Exercise prompt: Write out the material exactly, without any of its pictures.

+ + +

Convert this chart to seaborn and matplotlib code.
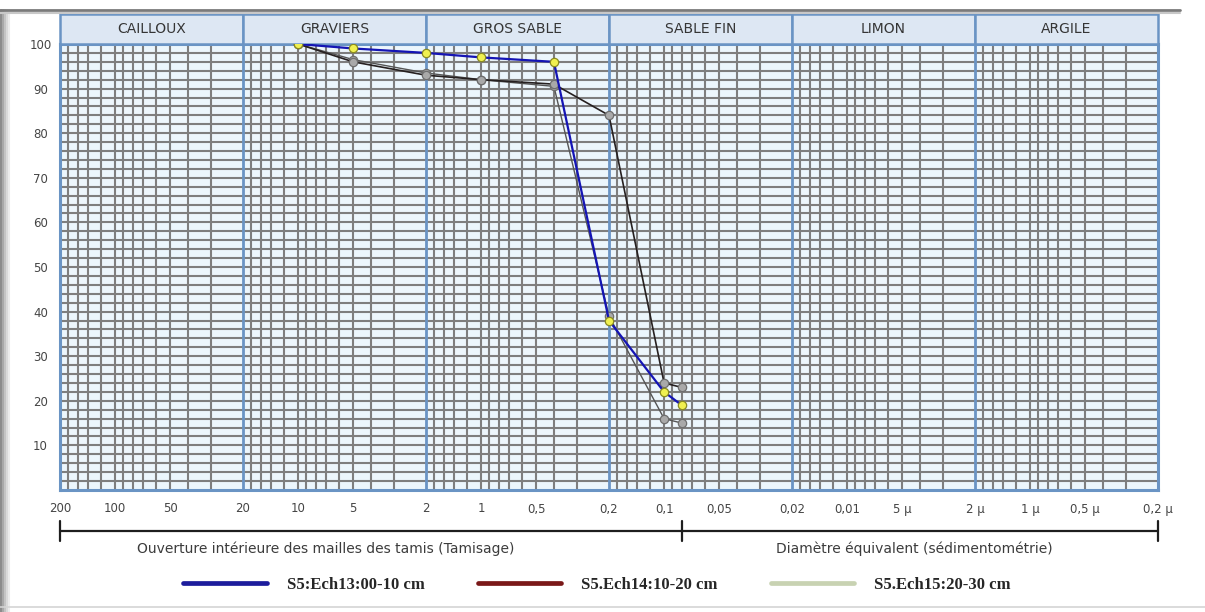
import numpy as np
import pandas as pd
import matplotlib
matplotlib.use("Agg")
import matplotlib.pyplot as plt
import matplotlib.transforms as mtransforms
from matplotlib.patches import Rectangle
from matplotlib.lines import Line2D
import seaborn as sns

# ---------------- data ----------------
sieve_mm = [10, 5, 2, 1, 0.4, 0.2, 0.1, 0.08]
ech13 = [100, 99, 98, 97, 96, 38, 22, 19]
ech14 = [100, 96, 93, 92, 91, 84, 24, 23]
ech15 = [100, 96.5, 93.5, 92, 90.5, 39, 16, 15]
series_names = ["S5:Ech13:00-10 cm", "S5.Ech14:10-20 cm", "S5.Ech15:20-30 cm"]

classes = ["CAILLOUX", "GRAVIERS", "GROS SABLE", "SABLE FIN", "LIMON", "ARGILE"]
class_bounds = [200, 20, 2, 0.2, 0.02, 0.002, 0.0002]
tick_values = [200, 100, 50, 20, 10, 5, 2, 1, 0.5, 0.2, 0.1, 0.05,
               0.02, 0.01, 0.005, 0.002, 0.001, 0.0005, 0.0002]
tick_labels = ["200", "100", "50", "20", "10", "5", "2", "1", "0,5", "0,2",
               "0,1", "0,05", "0,02", "0,01", "5 µ", "2 µ", "1 µ", "0,5 µ", "0,2 µ"]
y_ticks = [10, 20, 30, 40, 50, 60, 70, 80, 90, 100]
sieve_limit = 0.08
axis_titles = ["Ouverture intérieure des mailles des tamis (Tamisage)",
               "Diamètre équivalent (sédimentométrie)"]

df = pd.DataFrame({
    "d": sieve_mm * 3,
    "p": ech13 + ech14 + ech15,
    "s": [series_names[0]] * len(sieve_mm) + [series_names[1]] * len(sieve_mm)
         + [series_names[2]] * len(sieve_mm),
})

# ---------------- figure ----------------
sns.set_style("white")
plt.rcParams["font.family"] = ["DejaVu Sans"]

W, H = 1205, 612
fig = plt.figure(figsize=(W / 100, H / 100), dpi=100)
fig.patch.set_facecolor("white")
ax = fig.add_axes([60 / W, (H - 490) / H, 1098 / W, 446 / H])
ax.set_facecolor("#ecf6fc")
ax.set_xscale("log")
ax.set_xlim(200, 0.0002)
ax.set_ylim(0, 100)

grid_gray = "#7e7e7e"
blue_line = "#6a94c4"

# minor grid
minor_mult = [1.8, 1.6, 1.4, 1.2, 1.0, 0.9, 0.8, 0.7, 0.6, 0.5, 0.4, 0.3]
for hi in class_bounds[:-1]:
    for m in minor_mult:
        ax.axvline(hi / 2 * m, color=grid_gray, lw=1.5, zorder=1)
for yv in range(2, 100, 2):
    ax.axhline(yv, color=grid_gray, lw=1.5, zorder=1)
for b in class_bounds[1:-1]:
    ax.axvline(b, color=blue_line, lw=2.0, zorder=2)

for sp in ax.spines.values():
    sp.set_color(blue_line)
    sp.set_linewidth(2.2)

# ---------------- series ----------------
styles = {
    series_names[2]: dict(color="#555555", lw=1.0, mfc="#a9a9a9", mec="#6e6e6e"),
    series_names[1]: dict(color="#262020", lw=1.2, mfc="#a9a9a9", mec="#6e6e6e"),
    series_names[0]: dict(color="#1414b4", lw=1.6, mfc="#f0f050", mec="#8a8a20"),
}
for k, name in enumerate([series_names[2], series_names[1], series_names[0]]):
    st = styles[name]
    sns.lineplot(data=df[df["s"] == name], x="d", y="p", ax=ax, color=st["color"],
                 lw=st["lw"], marker="o", markersize=6, markerfacecolor=st["mfc"],
                 markeredgecolor=st["mec"], markeredgewidth=0.9, sort=False,
                 estimator=None, legend=False, zorder=5 + k)

# ---------------- ticks ----------------
ax.set_xticks(tick_values)
ax.set_xticklabels(tick_labels)
ax.minorticks_off()
ax.set_yticks(y_ticks)
ax.set_yticklabels([str(v) for v in y_ticks])
ax.tick_params(axis="both", length=0, labelsize=8.5, labelcolor="#454545")
ax.tick_params(axis="x", pad=9)
ax.tick_params(axis="y", pad=14)
for lab in ax.get_yticklabels():
    lab.set_horizontalalignment("center")
ax.set_xlabel("")
ax.set_ylabel("")

# ---------------- header band ----------------
trans = mtransforms.blended_transform_factory(ax.transData, ax.transAxes)
hdr_h = 30 / 446
for i, name in enumerate(classes):
    x0, x1 = class_bounds[i], class_bounds[i + 1]
    ax.add_patch(Rectangle((x0, 1.0), x1 - x0, hdr_h, transform=trans,
                           facecolor="#dde7f3", edgecolor=blue_line, lw=1.8,
                           clip_on=False, zorder=3))
    ax.text(np.sqrt(x0 * x1), 1 + hdr_h / 2, name, transform=trans, ha="center",
            va="center", fontsize=10, color="#353535", clip_on=False, zorder=4)

# ---------------- bottom bracket ----------------
yb = (490 - 531) / 446
tk = 10 / 446
ax.plot([class_bounds[0], class_bounds[-1]], [yb, yb], transform=trans,
        color="#1e1e1e", lw=1.6, clip_on=False)
for xv in [class_bounds[0], sieve_limit, class_bounds[-1]]:
    ax.plot([xv, xv], [yb - tk, yb + tk], transform=trans, color="#1e1e1e",
            lw=1.6, clip_on=False)
yt = (490 - 549) / 446
ax.text((326 - 60) / 1098, yt, axis_titles[0], transform=ax.transAxes, ha="center",
        va="center", fontsize=10, color="#3c3c3c")
ax.text((914 - 60) / 1098, yt, axis_titles[1], transform=ax.transAxes, ha="center",
        va="center", fontsize=10, color="#3c3c3c")

# ---------------- legend ----------------
leg_colors = ["#1c1c9c", "#7a1818", "#c8d2b2"]
handles = [Line2D([0], [0], color=c, lw=3.4) for c in leg_colors]
leg = fig.legend(handles, series_names, loc="center", bbox_to_anchor=(597 / W, (H - 585) / H),
                 ncol=3, frameon=False, handlelength=5.0, handletextpad=1.2,
                 columnspacing=3.2, prop={"family": "Liberation Serif", "weight": "bold",
                                          "size": 12})

# ---------------- screenshot frame ----------------
for i, c in enumerate(["#8c8c8c", "#a8a8a8", "#c4c4c4", "#dadada", "#ececec"]):
    fig.add_artist(Line2D([(1 + 2 * i) / W] * 2, [0, (H - 10) / H], transform=fig.transFigure,
                          color=c, lw=1.5))
fig.add_artist(Line2D([0, 1180 / W], [(H - 10) / H] * 2, transform=fig.transFigure,
                      color="#7a7a7a", lw=2.0))
fig.add_artist(Line2D([0, 1180 / W], [(H - 12.5) / H] * 2, transform=fig.transFigure,
                      color="#c8c8c8", lw=1.5))
fig.add_artist(Line2D([0, 1], [(H - 607) / H] * 2, transform=fig.transFigure,
                      color="#d4d4d4", lw=1.2))

fig.savefig("out.png", dpi=100, facecolor="white")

+ + +

The solution:
Convert this chart to seaborn and matplotlib code.
import numpy as np
import pandas as pd
import matplotlib
matplotlib.use("Agg")
import matplotlib.pyplot as plt
import matplotlib.transforms as mtransforms
from matplotlib.patches import Rectangle
from matplotlib.lines import Line2D
import seaborn as sns

# ---------------- data ----------------
sieve_mm = [10, 5, 2, 1, 0.4, 0.2, 0.1, 0.08]
ech13 = [100, 99, 98, 97, 96, 38, 22, 19]
ech14 = [100, 96, 93, 92, 91, 84, 24, 23]
ech15 = [100, 96.5, 93.5, 92, 90.5, 39, 16, 15]
series_names = ["S5:Ech13:00-10 cm", "S5.Ech14:10-20 cm", "S5.Ech15:20-30 cm"]

classes = ["CAILLOUX", "GRAVIERS", "GROS SABLE", "SABLE FIN", "LIMON", "ARGILE"]
class_bounds = [200, 20, 2, 0.2, 0.02, 0.002, 0.0002]
tick_values = [200, 100, 50, 20, 10, 5, 2, 1, 0.5, 0.2, 0.1, 0.05,
               0.02, 0.01, 0.005, 0.002, 0.001, 0.0005, 0.0002]
tick_labels = ["200", "100", "50", "20", "10", "5", "2", "1", "0,5", "0,2",
               "0,1", "0,05", "0,02", "0,01", "5 µ", "2 µ", "1 µ", "0,5 µ", "0,2 µ"]
y_ticks = [10, 20, 30, 40, 50, 60, 70, 80, 90, 100]
sieve_limit = 0.08
axis_titles = ["Ouverture intérieure des mailles des tamis (Tamisage)",
               "Diamètre équivalent (sédimentométrie)"]

df = pd.DataFrame({
    "d": sieve_mm * 3,
    "p": ech13 + ech14 + ech15,
    "s": [series_names[0]] * len(sieve_mm) + [series_names[1]] * len(sieve_mm)
         + [series_names[2]] * len(sieve_mm),
})

# ---------------- figure ----------------
sns.set_style("white")
plt.rcParams["font.family"] = ["DejaVu Sans"]

W, H = 1205, 612
fig = plt.figure(figsize=(W / 100, H / 100), dpi=100)
fig.patch.set_facecolor("white")
ax = fig.add_axes([60 / W, (H - 490) / H, 1098 / W, 446 / H])
ax.set_facecolor("#ecf6fc")
ax.set_xscale("log")
ax.set_xlim(200, 0.0002)
ax.set_ylim(0, 100)

grid_gray = "#7e7e7e"
blue_line = "#6a94c4"

# minor grid
minor_mult = [1.8, 1.6, 1.4, 1.2, 1.0, 0.9, 0.8, 0.7, 0.6, 0.5, 0.4, 0.3]
for hi in class_bounds[:-1]:
    for m in minor_mult:
        ax.axvline(hi / 2 * m, color=grid_gray, lw=1.5, zorder=1)
for yv in range(2, 100, 2):
    ax.axhline(yv, color=grid_gray, lw=1.5, zorder=1)
for b in class_bounds[1:-1]:
    ax.axvline(b, color=blue_line, lw=2.0, zorder=2)

for sp in ax.spines.values():
    sp.set_color(blue_line)
    sp.set_linewidth(2.2)

# ---------------- series ----------------
styles = {
    series_names[2]: dict(color="#555555", lw=1.0, mfc="#a9a9a9", mec="#6e6e6e"),
    series_names[1]: dict(color="#262020", lw=1.2, mfc="#a9a9a9", mec="#6e6e6e"),
    series_names[0]: dict(color="#1414b4", lw=1.6, mfc="#f0f050", mec="#8a8a20"),
}
for k, name in enumerate([series_names[2], series_names[1], series_names[0]]):
    st = styles[name]
    sns.lineplot(data=df[df["s"] == name], x="d", y="p", ax=ax, color=st["color"],
                 lw=st["lw"], marker="o", markersize=6, markerfacecolor=st["mfc"],
                 markeredgecolor=st["mec"], markeredgewidth=0.9, sort=False,
                 estimator=None, legend=False, zorder=5 + k)

# ---------------- ticks ----------------
ax.set_xticks(tick_values)
ax.set_xticklabels(tick_labels)
ax.minorticks_off()
ax.set_yticks(y_ticks)
ax.set_yticklabels([str(v) for v in y_ticks])
ax.tick_params(axis="both", length=0, labelsize=8.5, labelcolor="#454545")
ax.tick_params(axis="x", pad=9)
ax.tick_params(axis="y", pad=14)
for lab in ax.get_yticklabels():
    lab.set_horizontalalignment("center")
ax.set_xlabel("")
ax.set_ylabel("")

# ---------------- header band ----------------
trans = mtransforms.blended_transform_factory(ax.transData, ax.transAxes)
hdr_h = 30 / 446
for i, name in enumerate(classes):
    x0, x1 = class_bounds[i], class_bounds[i + 1]
    ax.add_patch(Rectangle((x0, 1.0), x1 - x0, hdr_h, transform=trans,
                           facecolor="#dde7f3", edgecolor=blue_line, lw=1.8,
                           clip_on=False, zorder=3))
    ax.text(np.sqrt(x0 * x1), 1 + hdr_h / 2, name, transform=trans, ha="center",
            va="center", fontsize=10, color="#353535", clip_on=False, zorder=4)

# ---------------- bottom bracket ----------------
yb = (490 - 531) / 446
tk = 10 / 446
ax.plot([class_bounds[0], class_bounds[-1]], [yb, yb], transform=trans,
        color="#1e1e1e", lw=1.6, clip_on=False)
for xv in [class_bounds[0], sieve_limit, class_bounds[-1]]:
    ax.plot([xv, xv], [yb - tk, yb + tk], transform=trans, color="#1e1e1e",
            lw=1.6, clip_on=False)
yt = (490 - 549) / 446
ax.text((326 - 60) / 1098, yt, axis_titles[0], transform=ax.transAxes, ha="center",
        va="center", fontsize=10, color="#3c3c3c")
ax.text((914 - 60) / 1098, yt, axis_titles[1], transform=ax.transAxes, ha="center",
        va="center", fontsize=10, color="#3c3c3c")

# ---------------- legend ----------------
leg_colors = ["#1c1c9c", "#7a1818", "#c8d2b2"]
handles = [Line2D([0], [0], color=c, lw=3.4) for c in leg_colors]
leg = fig.legend(handles, series_names, loc="center", bbox_to_anchor=(597 / W, (H - 585) / H),
                 ncol=3, frameon=False, handlelength=5.0, handletextpad=1.2,
                 columnspacing=3.2, prop={"family": "Liberation Serif", "weight": "bold",
                                          "size": 12})

# ---------------- screenshot frame ----------------
for i, c in enumerate(["#8c8c8c", "#a8a8a8", "#c4c4c4", "#dadada", "#ececec"]):
    fig.add_artist(Line2D([(1 + 2 * i) / W] * 2, [0, (H - 10) / H], transform=fig.transFigure,
                          color=c, lw=1.5))
fig.add_artist(Line2D([0, 1180 / W], [(H - 10) / H] * 2, transform=fig.transFigure,
                      color="#7a7a7a", lw=2.0))
fig.add_artist(Line2D([0, 1180 / W], [(H - 12.5) / H] * 2, transform=fig.transFigure,
                      color="#c8c8c8", lw=1.5))
fig.add_artist(Line2D([0, 1], [(H - 607) / H] * 2, transform=fig.transFigure,
                      color="#d4d4d4", lw=1.2))

fig.savefig("out.png", dpi=100, facecolor="white")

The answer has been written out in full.